I walked into the house to the sound of an alarm. I knew that some of the kids were sleeping, and I wondered if they would be awakened by the alarm, but it didn’t seem to have an effect. The screen door had two broken hinges and was being propped open permanently by the stopper arm. I didn’t really notice it at first, because I was wondering about the hot pink paper covering the windows on the door.
The four year old was up and dressed. Her name is Marilee. She told me that they don’t have milk so they are just drinking juice today. It was then that I realized that I had, for the first time, entered into the home of a single mother of 5 to drop off two more kids (my kids) for her to watch while I went to do some work.
This single mother was my mother-in-law, who has five kids (4, 8, 12, 16, and 21) that the night before she took to St. Louis for a Cardinals game, arriving home around 2 in the morning. Four out of the five kids are adopted (the other, the 21 year old, is Autistic and has lived with her since age 9), and she is currently going through a bunch of garbage with her husband, which you can read a little bit about here.
Honestly, this was the first time I noticed anything when walking through the front door. I noticed how hard her life is. I noticed how much work she has always, whether she is at work or at home. I noticed how tired she was. I felt really terrible for asking her to take care of my kids as well. Her life is more than hard. She’s seen too much in her lifetime. She’s done everything she can to give her adopted kids a better life, but everything is just broken. Like the screen door.
I offered to go buy some milk for the day, since my kids as well as hers are all milk consumers, and milk is much healthier than purple drink. I knew she didn’t have the time nor the energy to go to the store. She forced me to take $5 and said, “Are you sure you have enough time to get milk?” This hit me between the eyes. I thought, “Of course I have time. I wish I had more time,” and said, “It’s not a problem at all. The store is just down the street.” She thanked me. This was the first thing I think I’ve done for my mother-in-law since, well, since she became my mother-in-law, that I didn’t feel obligated to do. The first offering of help that I truly meant.

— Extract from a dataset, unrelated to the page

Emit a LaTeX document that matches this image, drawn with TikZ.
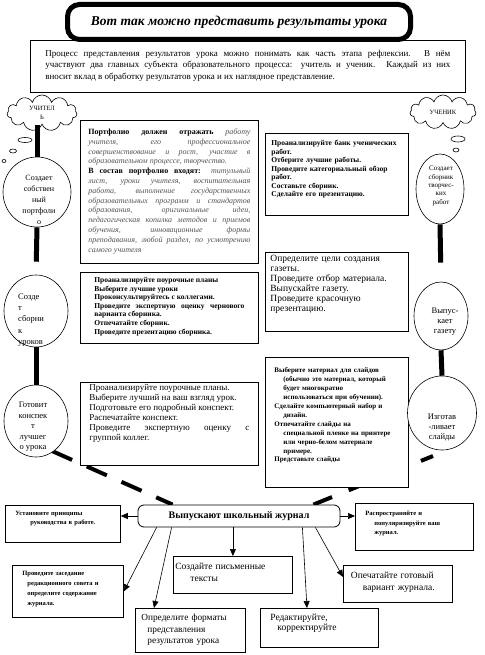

When I returned with the milk, I took a better look at the broken screen door that didn’t really register when I arrived. I told her that my wife and I could help her replace the screen door if she found one she liked. She said she had no idea how to fix it. Her fix-it-man is no longer in the picture, and hopefully that’s for good.
I realized that this woman, this broken, tired, stressed-out, self-less, oftentimes frustrating woman really needs help. Help that I can give.
I’m different today because of the hot pink paper, the alarm, the broken screen door, and the missing milk. I have new eyes.